CNBV and the National Commission for the Protection and Defense of Users of Financial Services (hereinafter, the “CONDUSEF”) are the competent authorities for imposing penalties to the Entities due to breaches of the Provisions derived from the Law of Credit Organizations and Auxiliary Activities, which Article 88 includes the following characteristics:
a) The payment must be made within the 15 (fifteen) business days following the notice date.
b) The fines paid within the 15 (fifteen) business days following the notice date will have a right for a 20% (twenty percent) discount, provided that there were no defense means.
c) The offender will have the right to be heard within a period of 10 (ten) business counted from the following business day to the day in which the relevant notice takes effect. In addition, the offender may express in writing whatever may be in their best interest. The imputed breaches will be accredited if the breaching party does not enforce the right to be heard.
The authorities will consider the following for the penalty imposition:
a) The impact on third parties or on the financial system that the breach has produced or may produce;
b) The recidivism, the causes that originated it, and, where appropriate, the corrective actions applied by the alleged offender. Anyone who has incurred an offense that has been sanctioned and, in addition to that, who commits the same offense, within the two years immediately following the date on which the relevant resolution has become final, will be considered a repeat offender. In the case of recidivism, the penalty may be double the originally planned;
c) The amount of the operation;
d) The economic condition of the offender;
e) The nature of the offense committed;
The authorities will consider the following for the imposition of severe penalties:
a) The amount of the loss or patrimonial damage caused;
b) The profit obtained;
c) The lack of repute from the offender;
d) The inexcusable negligence or fraud committed;
e) That the offending conduct referred to in the administrative process may constitute a crime; or
f) The other circumstances deemed applicable by the National Banking and Securities Commission.
Similarly, the CNBV Law is entitled to supervise and regulate individuals linked to the financial system.

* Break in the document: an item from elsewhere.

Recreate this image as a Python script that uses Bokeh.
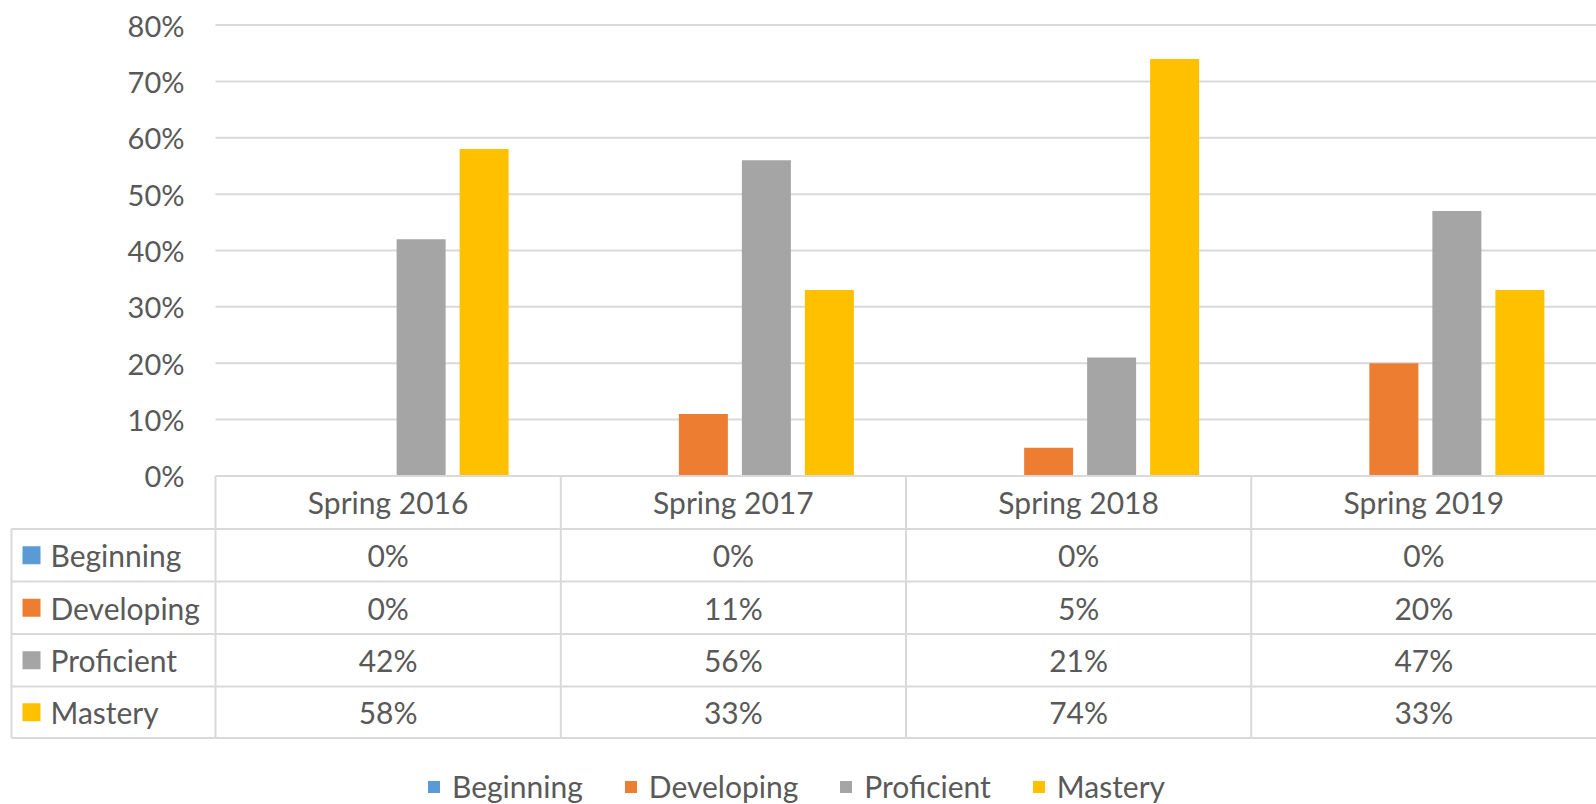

In all cases, the Entity will be responsible for the proper compliance with the provisions in Anti-Money Laundering matters. According to the applicable laws and their Provision, the Compliance Officer will only be responsible under administrative regulations for the breaches. In addition, the Compliance Officer will be accountable under criminal laws when they cooperate on committing the crimes set forth where operations with illegally-obtained funds and terrorism financing are involved.
Suppose a Compliance Officer cooperated in the commission of another type of crime. In that case, they may not act as Compliance Officer within a Financial Entity and must abstain from occupying any position or performing any task in terms of Provision 49.